— Set task —
Your task is to copy the listing exactly, with the pictures left out.

— Data —
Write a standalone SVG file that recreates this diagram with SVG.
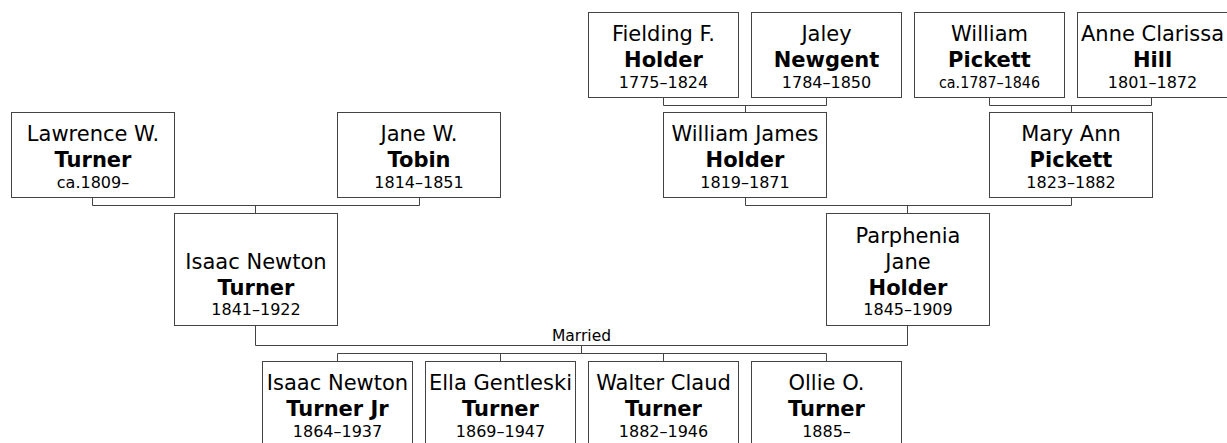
<svg xmlns="http://www.w3.org/2000/svg" width="1227" height="443" viewBox="0 0 1227 443">
<style>
  .box { fill: #ffffff; stroke: #444444; stroke-width: 1; }
  .con { fill: none; stroke: #444444; stroke-width: 1; }
  text { font-family: "DejaVu Sans", Verdana, sans-serif; fill: #000000; text-anchor: middle; }
  .nm { font-size: 21px; }
  .sn { font-size: 21px; font-weight: bold; }
  .dt { font-size: 16px; }
  .lbl { font-size: 15.5px; }
</style>
<rect width="1227" height="443" fill="#ffffff"/>
<g id="connectors">
  <path class="con" d="M92.5,197.5 V205.5 H419.5 V197.5 M255.5,205.5 V213.5"/>
  <path class="con" d="M663.5,97.5 V105.5 H826.5 V97.5 M745.5,105.5 V112.5"/>
  <path class="con" d="M989.5,97.5 V105.5 H1151.5 V97.5 M1071.5,105.5 V112.5"/>
  <path class="con" d="M745.5,197.5 V205.5 H1071.5 V197.5 M907.5,205.5 V213.5"/>
  <path class="con" d="M255.5,325.5 V345.5 H907.5 V325.5 M581.5,345.5 V353.5"/>
  <path class="con" d="M337.5,361.5 V353.5 H826.5 V361.5 M500.5,353.5 V361.5 M663.5,353.5 V361.5"/>
  <text class="lbl" x="581.5" y="341">Married</text>
</g>
<g id="fielding">
  <rect class="box" x="588.5" y="12.5" width="150" height="85"/>
  <text class="nm" x="663.5" y="41">Fielding F.</text>
  <text class="sn" x="663.5" y="67">Holder</text>
  <text class="dt" x="663.5" y="87.5">1775–1824</text>
</g>
<g id="jaley">
  <rect class="box" x="751.5" y="12.5" width="150" height="85"/>
  <text class="nm" x="826.5" y="41">Jaley</text>
  <text class="sn" x="826.5" y="67">Newgent</text>
  <text class="dt" x="826.5" y="87.5">1784–1850</text>
</g>
<g id="william-pickett">
  <rect class="box" x="914.5" y="12.5" width="150" height="85"/>
  <text class="nm" x="989.5" y="41">William</text>
  <text class="sn" x="989.5" y="67">Pickett</text>
  <text class="dt" x="989.5" y="87.5" textLength="101" lengthAdjust="spacingAndGlyphs">ca.1787–1846</text>
</g>
<g id="anne">
  <rect class="box" x="1077.5" y="12.5" width="150" height="85"/>
  <text class="nm" x="1152.5" y="41" textLength="143" lengthAdjust="spacingAndGlyphs">Anne Clarissa</text>
  <text class="sn" x="1152.5" y="67">Hill</text>
  <text class="dt" x="1152.5" y="87.5">1801–1872</text>
</g>
<g id="lawrence">
  <rect class="box" x="11.5" y="112.5" width="163" height="85"/>
  <text class="nm" x="93" y="141">Lawrence W.</text>
  <text class="sn" x="93" y="167">Turner</text>
  <text class="dt" x="93" y="187.5">ca.1809–</text>
</g>
<g id="jane">
  <rect class="box" x="337.5" y="112.5" width="163" height="85"/>
  <text class="nm" x="419" y="141">Jane W.</text>
  <text class="sn" x="419" y="167">Tobin</text>
  <text class="dt" x="419" y="187.5">1814–1851</text>
</g>
<g id="william-james">
  <rect class="box" x="663.5" y="112.5" width="163" height="85"/>
  <text class="nm" x="745" y="141">William James</text>
  <text class="sn" x="745" y="167">Holder</text>
  <text class="dt" x="745" y="187.5">1819–1871</text>
</g>
<g id="mary-ann">
  <rect class="box" x="989.5" y="112.5" width="163" height="85"/>
  <text class="nm" x="1071" y="141">Mary Ann</text>
  <text class="sn" x="1071" y="167">Pickett</text>
  <text class="dt" x="1071" y="187.5">1823–1882</text>
</g>
<g id="isaac">
  <rect class="box" x="174.5" y="213.5" width="163" height="112"/>
  <text class="nm" x="256" y="268.5">Isaac Newton</text>
  <text class="sn" x="256" y="294.5">Turner</text>
  <text class="dt" x="256" y="314.5">1841–1922</text>
</g>
<g id="parphenia">
  <rect class="box" x="826.5" y="213.5" width="163" height="112"/>
  <text class="nm" x="908" y="242.5">Parphenia</text>
  <text class="nm" x="908" y="268.5">Jane</text>
  <text class="sn" x="908" y="294.5">Holder</text>
  <text class="dt" x="908" y="314.5">1845–1909</text>
</g>
<g id="isaac-jr">
  <rect class="box" x="262.5" y="361.5" width="150" height="85"/>
  <text class="nm" x="337.5" y="390">Isaac Newton</text>
  <text class="sn" x="337.5" y="416">Turner Jr</text>
  <text class="dt" x="337.5" y="436.5">1864–1937</text>
</g>
<g id="ella">
  <rect class="box" x="425.5" y="361.5" width="150" height="85"/>
  <text class="nm" x="500.5" y="390" textLength="143" lengthAdjust="spacingAndGlyphs">Ella Gentleski</text>
  <text class="sn" x="500.5" y="416">Turner</text>
  <text class="dt" x="500.5" y="436.5">1869–1947</text>
</g>
<g id="walter">
  <rect class="box" x="588.5" y="361.5" width="150" height="85"/>
  <text class="nm" x="663.5" y="390">Walter Claud</text>
  <text class="sn" x="663.5" y="416">Turner</text>
  <text class="dt" x="663.5" y="436.5">1882–1946</text>
</g>
<g id="ollie">
  <rect class="box" x="751.5" y="361.5" width="150" height="85"/>
  <text class="nm" x="826.5" y="390">Ollie O.</text>
  <text class="sn" x="826.5" y="416">Turner</text>
  <text class="dt" x="826.5" y="436.5">1885–</text>
</g>
</svg>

— Answer —
Write a standalone SVG file that recreates this diagram with SVG.
<svg xmlns="http://www.w3.org/2000/svg" width="1227" height="443" viewBox="0 0 1227 443">
<style>
  .box { fill: #ffffff; stroke: #444444; stroke-width: 1; }
  .con { fill: none; stroke: #444444; stroke-width: 1; }
  text { font-family: "DejaVu Sans", Verdana, sans-serif; fill: #000000; text-anchor: middle; }
  .nm { font-size: 21px; }
  .sn { font-size: 21px; font-weight: bold; }
  .dt { font-size: 16px; }
  .lbl { font-size: 15.5px; }
</style>
<rect width="1227" height="443" fill="#ffffff"/>
<g id="connectors">
  <path class="con" d="M92.5,197.5 V205.5 H419.5 V197.5 M255.5,205.5 V213.5"/>
  <path class="con" d="M663.5,97.5 V105.5 H826.5 V97.5 M745.5,105.5 V112.5"/>
  <path class="con" d="M989.5,97.5 V105.5 H1151.5 V97.5 M1071.5,105.5 V112.5"/>
  <path class="con" d="M745.5,197.5 V205.5 H1071.5 V197.5 M907.5,205.5 V213.5"/>
  <path class="con" d="M255.5,325.5 V345.5 H907.5 V325.5 M581.5,345.5 V353.5"/>
  <path class="con" d="M337.5,361.5 V353.5 H826.5 V361.5 M500.5,353.5 V361.5 M663.5,353.5 V361.5"/>
  <text class="lbl" x="581.5" y="341">Married</text>
</g>
<g id="fielding">
  <rect class="box" x="588.5" y="12.5" width="150" height="85"/>
  <text class="nm" x="663.5" y="41">Fielding F.</text>
  <text class="sn" x="663.5" y="67">Holder</text>
  <text class="dt" x="663.5" y="87.5">1775–1824</text>
</g>
<g id="jaley">
  <rect class="box" x="751.5" y="12.5" width="150" height="85"/>
  <text class="nm" x="826.5" y="41">Jaley</text>
  <text class="sn" x="826.5" y="67">Newgent</text>
  <text class="dt" x="826.5" y="87.5">1784–1850</text>
</g>
<g id="william-pickett">
  <rect class="box" x="914.5" y="12.5" width="150" height="85"/>
  <text class="nm" x="989.5" y="41">William</text>
  <text class="sn" x="989.5" y="67">Pickett</text>
  <text class="dt" x="989.5" y="87.5" textLength="101" lengthAdjust="spacingAndGlyphs">ca.1787–1846</text>
</g>
<g id="anne">
  <rect class="box" x="1077.5" y="12.5" width="150" height="85"/>
  <text class="nm" x="1152.5" y="41" textLength="143" lengthAdjust="spacingAndGlyphs">Anne Clarissa</text>
  <text class="sn" x="1152.5" y="67">Hill</text>
  <text class="dt" x="1152.5" y="87.5">1801–1872</text>
</g>
<g id="lawrence">
  <rect class="box" x="11.5" y="112.5" width="163" height="85"/>
  <text class="nm" x="93" y="141">Lawrence W.</text>
  <text class="sn" x="93" y="167">Turner</text>
  <text class="dt" x="93" y="187.5">ca.1809–</text>
</g>
<g id="jane">
  <rect class="box" x="337.5" y="112.5" width="163" height="85"/>
  <text class="nm" x="419" y="141">Jane W.</text>
  <text class="sn" x="419" y="167">Tobin</text>
  <text class="dt" x="419" y="187.5">1814–1851</text>
</g>
<g id="william-james">
  <rect class="box" x="663.5" y="112.5" width="163" height="85"/>
  <text class="nm" x="745" y="141">William James</text>
  <text class="sn" x="745" y="167">Holder</text>
  <text class="dt" x="745" y="187.5">1819–1871</text>
</g>
<g id="mary-ann">
  <rect class="box" x="989.5" y="112.5" width="163" height="85"/>
  <text class="nm" x="1071" y="141">Mary Ann</text>
  <text class="sn" x="1071" y="167">Pickett</text>
  <text class="dt" x="1071" y="187.5">1823–1882</text>
</g>
<g id="isaac">
  <rect class="box" x="174.5" y="213.5" width="163" height="112"/>
  <text class="nm" x="256" y="268.5">Isaac Newton</text>
  <text class="sn" x="256" y="294.5">Turner</text>
  <text class="dt" x="256" y="314.5">1841–1922</text>
</g>
<g id="parphenia">
  <rect class="box" x="826.5" y="213.5" width="163" height="112"/>
  <text class="nm" x="908" y="242.5">Parphenia</text>
  <text class="nm" x="908" y="268.5">Jane</text>
  <text class="sn" x="908" y="294.5">Holder</text>
  <text class="dt" x="908" y="314.5">1845–1909</text>
</g>
<g id="isaac-jr">
  <rect class="box" x="262.5" y="361.5" width="150" height="85"/>
  <text class="nm" x="337.5" y="390">Isaac Newton</text>
  <text class="sn" x="337.5" y="416">Turner Jr</text>
  <text class="dt" x="337.5" y="436.5">1864–1937</text>
</g>
<g id="ella">
  <rect class="box" x="425.5" y="361.5" width="150" height="85"/>
  <text class="nm" x="500.5" y="390" textLength="143" lengthAdjust="spacingAndGlyphs">Ella Gentleski</text>
  <text class="sn" x="500.5" y="416">Turner</text>
  <text class="dt" x="500.5" y="436.5">1869–1947</text>
</g>
<g id="walter">
  <rect class="box" x="588.5" y="361.5" width="150" height="85"/>
  <text class="nm" x="663.5" y="390">Walter Claud</text>
  <text class="sn" x="663.5" y="416">Turner</text>
  <text class="dt" x="663.5" y="436.5">1882–1946</text>
</g>
<g id="ollie">
  <rect class="box" x="751.5" y="361.5" width="150" height="85"/>
  <text class="nm" x="826.5" y="390">Ollie O.</text>
  <text class="sn" x="826.5" y="416">Turner</text>
  <text class="dt" x="826.5" y="436.5">1885–</text>
</g>
</svg>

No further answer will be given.